-
Notifications
You must be signed in to change notification settings - Fork 0
Home
Here we present a Wastewater Enterovirus Typing Tool (WEVTYTO) to analyse samples containing a mixture of Enterovirus.
This pipeline was designed with wastewater samples and Oxford Nanopore data in mind. It is based on VSEARCH tool to perform read filtering, clustering and searching. Briefly, 20 nucleotides are trimmed from both ends of the reads and the resulting filtered reads are clustered at 95% id. The consensus sequence of each cluster is generated and searched against a custom reference database.
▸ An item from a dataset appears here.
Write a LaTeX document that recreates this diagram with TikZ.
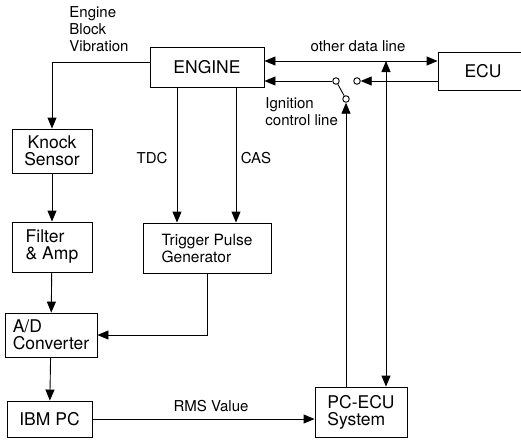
\documentclass[tikz,border=0pt]{standalone}
\usepackage{fontspec}
\setmainfont{TeX Gyre Heros}
\usetikzlibrary{arrows.meta,positioning,calc}

\begin{document}
\begin{tikzpicture}[x=1pt,y=-1pt,line width=0.9pt,
            >={Triangle[length=11pt,width=9pt]},
            block/.style 2 args={rectangle, draw, align=left, inner sep=1pt, minimum width=#1, minimum height=#2, font=\fontsize{17.5}{17}\selectfont},
            lbl/.style={align=left, inner sep=0pt, font=\fontsize{15}{17}\selectfont},
            contact/.style={circle, draw, fill=white, inner sep=0pt, minimum size=6.5pt}]
            \useasboundingbox (0,0) rectangle (521,440);

            % Blocks
            \node[block={114pt}{40pt}] (engine) at (207,67) {ENGINE};
            \node[block={90pt}{38pt}] (ecu) at (483,71) {ECU};
            \node[block={80pt}{44pt}, align=center] (knock) at (52,151) {Knock\\Sensor};
            \node[block={80pt}{50pt}] (filter) at (52,247) {Filter\\\& Amp};
            \node[block={128pt}{50pt}, font=\fontsize{15.5}{17}\selectfont] (trigger) at (207,248) {Trigger Pulse\\Generator};
            \node[block={92pt}{44pt}] (adc) at (51,335) {A/D\\Converter};
            \node[block={85pt}{36pt}] (ibm) at (49.5,419) {IBM PC};
            \node[block={92pt}{50pt}] (pcecu) at (361,412) {PC-ECU\\System};

            % Switch contacts
            \node[contact] (sw1) at (336,81) {};
            \node[contact] (sw2) at (357,81) {};
            \node[contact] (sw3) at (346,99) {};
            \coordinate (tap) at (386,61);

            % Labels
            \node[lbl, anchor=north west] (vib) at (69,6) {Engine\\Block\\Vibration};
            \node[lbl] (tdc) at (152,158) {TDC};
            \node[lbl] (cas) at (256,158) {CAS};
            \node[lbl] (data) at (358,46) {other data line};
            \node[lbl, anchor=north west] (ign) at (265,97) {Ignition\\control line};
            \node[lbl] (rms) at (211,406) {RMS Value};

            % Connections
            \draw[->] ([yshift=5pt]engine.west) -| (knock.north);
            \draw[->] (knock) -- (filter);
            \draw[->] (filter) -- (adc);
            \draw[->] (adc) -- (ibm);
            \draw[->] ([xshift=-30pt]engine.south) -- ([xshift=-30pt]trigger.north);
            \draw[->] ([xshift=29pt]engine.south) -- ([xshift=29pt]trigger.north);
            \draw[->] (trigger.south) |- (adc.east);
            \draw[->] (ibm.east) -- (ibm.east -| pcecu.west);

            \draw[<->] (engine.east |- tap) -- (ecu.west |- tap);
            \draw[<->] (tap |- pcecu.north) -- (tap);
            \draw[->] (sw1) -- (engine.east |- sw1);
            \draw[->] (ecu.west |- sw2) -- (sw2);
            \draw (sw1) -- (sw3);
            \draw[->] (sw3 |- pcecu.north) -- (sw3);
        \end{tikzpicture}
\end{document}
A final Excel file is generated for each sample containing the Enterovirus types found as well as its proportion.
Two scripts are provided, ev_typing_nix.py and ev_typing_shaw.py.
The nix script must be used when the Nix et.al., 2006 protocol is followed. This protocol targets all Enterovirus types by amplifying a ~348-393bp region of the VP1 gene.
The shaw script must be used when the Shaw et.al., 2020 protocol is followed. This protocol targets Enterovirus C cluster by amplifying a ~1089bp region of the Enterovirus genome.
A Conda enviroment can be created using the ev_typing_environment.yml file containing all the required dependencies to run the pipeline.
conda env create -f ev_typing_environment.yml
Or, if using Mamba
mamba env create -f ev_typing_environment.yml
Once the environment has been created, activate it.
conda activate ev_typing
Then, go to the folder containing all your fastq.gz files.
cd \path\to\yoursample\directory
Copy the corresponding script ev_typing_nix.py or ev_typing_shaw.py and the reference FASTA file into the same folder as your fastq.gz files to be analysed.
Execute the script.
python ev_typing_nix.py
Or
python ev_typing_shaw.py
The script will run and a results file will be generated.
The scripts are set to use only 4 CPU cores. To increase the speed of the analysis, change the number of cores according to your CPU capabilities.
It is possible to adapt the scripts to analyse other viruses.
Changing the reference FASTA file for one containing the references of interest and adapting the --minseqlength and --maxseqlength parameters should be enough to be able to analyse other viruses. Changes on BLAST id may also be necessary.
If changing the reference FASTA file, be careful to keep the same structure as the one provided here so the final Excel files are properly formatted.